## BEGIN Data segment
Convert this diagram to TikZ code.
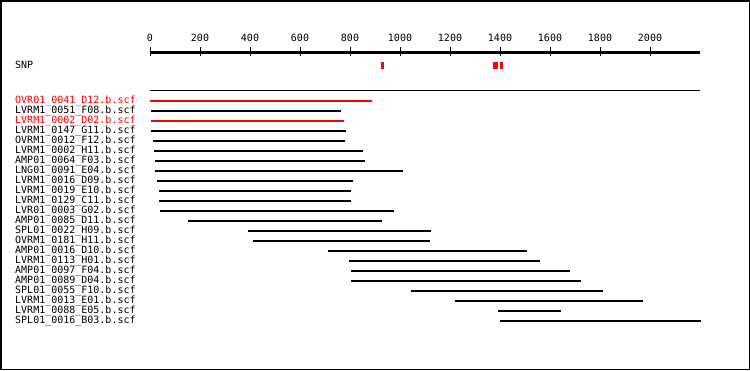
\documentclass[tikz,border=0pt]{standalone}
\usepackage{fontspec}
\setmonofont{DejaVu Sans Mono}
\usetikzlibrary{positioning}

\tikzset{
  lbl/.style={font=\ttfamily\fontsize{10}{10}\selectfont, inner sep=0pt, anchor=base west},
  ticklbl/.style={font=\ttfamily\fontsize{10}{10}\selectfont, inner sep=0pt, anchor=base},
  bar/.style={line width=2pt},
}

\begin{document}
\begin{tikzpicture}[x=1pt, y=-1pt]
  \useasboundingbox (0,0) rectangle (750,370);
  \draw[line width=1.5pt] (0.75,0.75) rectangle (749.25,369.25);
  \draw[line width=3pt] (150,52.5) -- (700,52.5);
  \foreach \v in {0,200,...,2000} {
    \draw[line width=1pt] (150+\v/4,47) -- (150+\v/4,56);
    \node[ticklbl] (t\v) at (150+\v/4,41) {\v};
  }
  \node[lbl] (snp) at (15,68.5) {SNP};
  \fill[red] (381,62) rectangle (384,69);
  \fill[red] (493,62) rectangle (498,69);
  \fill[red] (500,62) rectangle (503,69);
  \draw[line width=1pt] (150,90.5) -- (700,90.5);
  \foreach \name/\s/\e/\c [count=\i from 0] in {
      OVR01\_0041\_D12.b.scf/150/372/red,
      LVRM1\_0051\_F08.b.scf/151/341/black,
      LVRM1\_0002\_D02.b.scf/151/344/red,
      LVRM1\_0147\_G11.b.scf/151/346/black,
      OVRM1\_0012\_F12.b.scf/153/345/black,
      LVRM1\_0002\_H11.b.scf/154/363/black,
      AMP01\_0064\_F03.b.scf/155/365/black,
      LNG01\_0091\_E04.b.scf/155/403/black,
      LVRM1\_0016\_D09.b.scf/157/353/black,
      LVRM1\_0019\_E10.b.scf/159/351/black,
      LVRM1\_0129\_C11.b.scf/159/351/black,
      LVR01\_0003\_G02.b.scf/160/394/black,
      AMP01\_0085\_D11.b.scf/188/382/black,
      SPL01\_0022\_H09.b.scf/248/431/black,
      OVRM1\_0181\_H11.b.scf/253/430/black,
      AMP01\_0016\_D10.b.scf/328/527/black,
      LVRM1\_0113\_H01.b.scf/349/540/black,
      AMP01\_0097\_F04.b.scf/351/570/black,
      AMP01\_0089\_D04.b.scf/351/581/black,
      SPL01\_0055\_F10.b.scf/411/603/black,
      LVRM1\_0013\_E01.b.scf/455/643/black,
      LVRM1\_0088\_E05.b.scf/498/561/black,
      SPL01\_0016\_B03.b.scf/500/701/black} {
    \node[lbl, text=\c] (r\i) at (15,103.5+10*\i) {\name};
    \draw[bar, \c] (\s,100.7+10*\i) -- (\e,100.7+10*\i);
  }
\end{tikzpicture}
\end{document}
## END Data segment
Leave the pictures out, and print every line of the listing exactly as written.

Convert this diagram to TikZ code.
\documentclass[tikz,border=0pt]{standalone}
\usepackage{fontspec}
\setmonofont{DejaVu Sans Mono}
\usetikzlibrary{positioning}

\tikzset{
  lbl/.style={font=\ttfamily\fontsize{10}{10}\selectfont, inner sep=0pt, anchor=base west},
  ticklbl/.style={font=\ttfamily\fontsize{10}{10}\selectfont, inner sep=0pt, anchor=base},
  bar/.style={line width=2pt},
}

\begin{document}
\begin{tikzpicture}[x=1pt, y=-1pt]
  \useasboundingbox (0,0) rectangle (750,370);
  \draw[line width=1.5pt] (0.75,0.75) rectangle (749.25,369.25);
  \draw[line width=3pt] (150,52.5) -- (700,52.5);
  \foreach \v in {0,200,...,2000} {
    \draw[line width=1pt] (150+\v/4,47) -- (150+\v/4,56);
    \node[ticklbl] (t\v) at (150+\v/4,41) {\v};
  }
  \node[lbl] (snp) at (15,68.5) {SNP};
  \fill[red] (381,62) rectangle (384,69);
  \fill[red] (493,62) rectangle (498,69);
  \fill[red] (500,62) rectangle (503,69);
  \draw[line width=1pt] (150,90.5) -- (700,90.5);
  \foreach \name/\s/\e/\c [count=\i from 0] in {
      OVR01\_0041\_D12.b.scf/150/372/red,
      LVRM1\_0051\_F08.b.scf/151/341/black,
      LVRM1\_0002\_D02.b.scf/151/344/red,
      LVRM1\_0147\_G11.b.scf/151/346/black,
      OVRM1\_0012\_F12.b.scf/153/345/black,
      LVRM1\_0002\_H11.b.scf/154/363/black,
      AMP01\_0064\_F03.b.scf/155/365/black,
      LNG01\_0091\_E04.b.scf/155/403/black,
      LVRM1\_0016\_D09.b.scf/157/353/black,
      LVRM1\_0019\_E10.b.scf/159/351/black,
      LVRM1\_0129\_C11.b.scf/159/351/black,
      LVR01\_0003\_G02.b.scf/160/394/black,
      AMP01\_0085\_D11.b.scf/188/382/black,
      SPL01\_0022\_H09.b.scf/248/431/black,
      OVRM1\_0181\_H11.b.scf/253/430/black,
      AMP01\_0016\_D10.b.scf/328/527/black,
      LVRM1\_0113\_H01.b.scf/349/540/black,
      AMP01\_0097\_F04.b.scf/351/570/black,
      AMP01\_0089\_D04.b.scf/351/581/black,
      SPL01\_0055\_F10.b.scf/411/603/black,
      LVRM1\_0013\_E01.b.scf/455/643/black,
      LVRM1\_0088\_E05.b.scf/498/561/black,
      SPL01\_0016\_B03.b.scf/500/701/black} {
    \node[lbl, text=\c] (r\i) at (15,103.5+10*\i) {\name};
    \draw[bar, \c] (\s,100.7+10*\i) -- (\e,100.7+10*\i);
  }
\end{tikzpicture}
\end{document}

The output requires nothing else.